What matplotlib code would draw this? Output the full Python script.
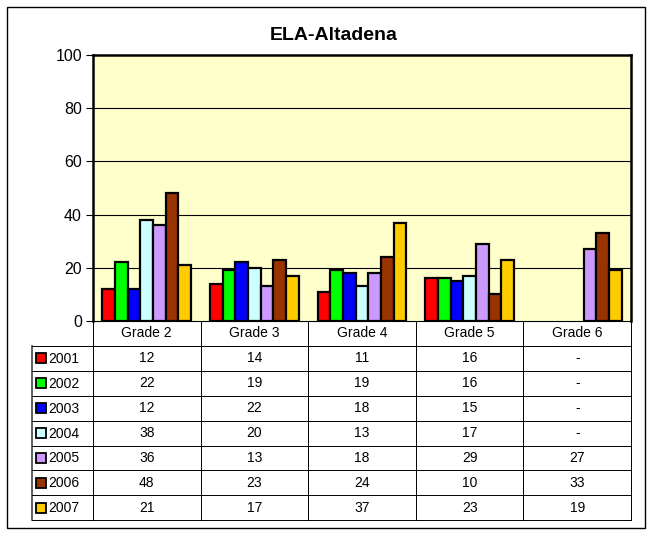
import numpy as np
import matplotlib
matplotlib.use("Agg")
import matplotlib.pyplot as plt
from matplotlib.patches import Rectangle

plt.rcParams['font.family'] = ['Liberation Sans', 'DejaVu Sans']

title = "ELA-Altadena"
grades = ["Grade 2", "Grade 3", "Grade 4", "Grade 5", "Grade 6"]
years = ["2001", "2002", "2003", "2004", "2005", "2006", "2007"]
v2001 = [12, 14, 11, 16, None]
v2002 = [22, 19, 19, 16, None]
v2003 = [12, 22, 18, 15, None]
v2004 = [38, 20, 13, 17, None]
v2005 = [36, 13, 18, 29, 27]
v2006 = [48, 23, 24, 10, 33]
v2007 = [21, 17, 37, 23, 19]
series = [v2001, v2002, v2003, v2004, v2005, v2006, v2007]
colors = ["#FF0000", "#00FF00", "#0000FF", "#CCFFFF", "#CC99FF", "#993300", "#FFCC00"]
yticks = [0, 20, 40, 60, 80, 100]

W, H = 655, 537
fig = plt.figure(figsize=(W / 100, H / 100), dpi=100)

# background overlay axes in pixel coordinates
bg = fig.add_axes([0, 0, 1, 1])
bg.set_xlim(0, W)
bg.set_ylim(H, 0)
bg.axis('off')
bg.add_patch(Rectangle((7, 7), 638, 521, fill=False, edgecolor='black', lw=1.0))
bg.text(334, 35, title, ha='center', va='center', fontsize=14, fontweight='bold')

# chart axes
pl, pr, pt, pb = 93, 631, 55, 321
ax = fig.add_axes([pl / W, (H - pb) / H, (pr - pl) / W, (pb - pt) / H])
ax.set_facecolor("#FFFFCC")
n = len(grades)
nb = len(series)
gap = 1.5
bw = 1.0 / (nb + gap)
x = np.arange(n)
for i, (s, c) in enumerate(zip(series, colors)):
    vals = np.array([np.nan if v is None else v for v in s], dtype=float)
    offs = -0.5 + bw * (gap / 2) + bw * i + bw / 2
    ax.bar(x + offs, vals, width=bw, color=c, edgecolor='black', linewidth=1.6, zorder=3)
ax.set_xlim(-0.5, n - 0.5)
ax.set_ylim(0, 100)
ax.set_yticks(yticks)
ax.set_yticklabels([str(t) for t in yticks], fontsize=11.5)
ax.set_xticks([])
for t in yticks[1:-1]:
    ax.axhline(t, color='black', lw=0.8, zorder=1)
for side in ['top', 'right', 'left']:
    ax.spines[side].set_linewidth(1.8)
ax.spines['bottom'].set_linewidth(0.8)
ax.tick_params(axis='y', direction='out', length=5, width=0.8, pad=3)

# data table
colw = (pr - pl) / n
row0 = pb
rh = 24.9
lc = 'black'
lw = 0.7
nrows = nb
bottom = row0 + rh * (nrows + 1)
fs = 10
for j, g in enumerate(grades):
    bg.text(pl + colw * (j + 0.5), row0 + rh / 2, g, ha='center', va='center', fontsize=fs)
for j in range(n + 1):
    bg.plot([pl + colw * j] * 2, [row0, bottom], color=lc, lw=lw)
bg.plot([32, 32], [row0 + rh, bottom], color='#444444', lw=1.2)
for r in range(1, nrows + 2):
    bg.plot([32, pr], [row0 + rh * r] * 2, color=lc, lw=lw)
for r, (yr, s, c) in enumerate(zip(years, series, colors)):
    yc = row0 + rh * (r + 1.5)
    bg.add_patch(Rectangle((35.5, yc - 5), 10, 10, facecolor=c, edgecolor='black', lw=1.3))
    bg.text(48, yc + 0.5, yr, ha='left', va='center', fontsize=fs)
    for j, v in enumerate(s):
        bg.text(pl + colw * (j + 0.5), yc, '-' if v is None else str(v),
                ha='center', va='center', fontsize=fs)

fig.savefig("out.png", dpi=100)
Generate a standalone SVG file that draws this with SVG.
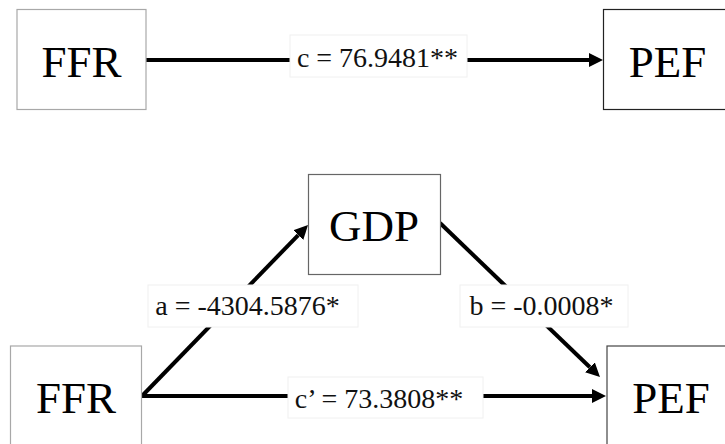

+--

__STATED TASK__: Quote only what lies between the first line of the records and the line containing "plt.rcParams['font.family'] = ['Liberation", please, including both lines and excluding images.

__SOLUTION TO THIS TASK__:
What matplotlib code would draw this? Output the full Python script.
import numpy as np
import matplotlib
matplotlib.use("Agg")
import matplotlib.pyplot as plt
from matplotlib.patches import Rectangle

plt.rcParams['font.family'] = ['Liberation Sans', 'DejaVu Sans']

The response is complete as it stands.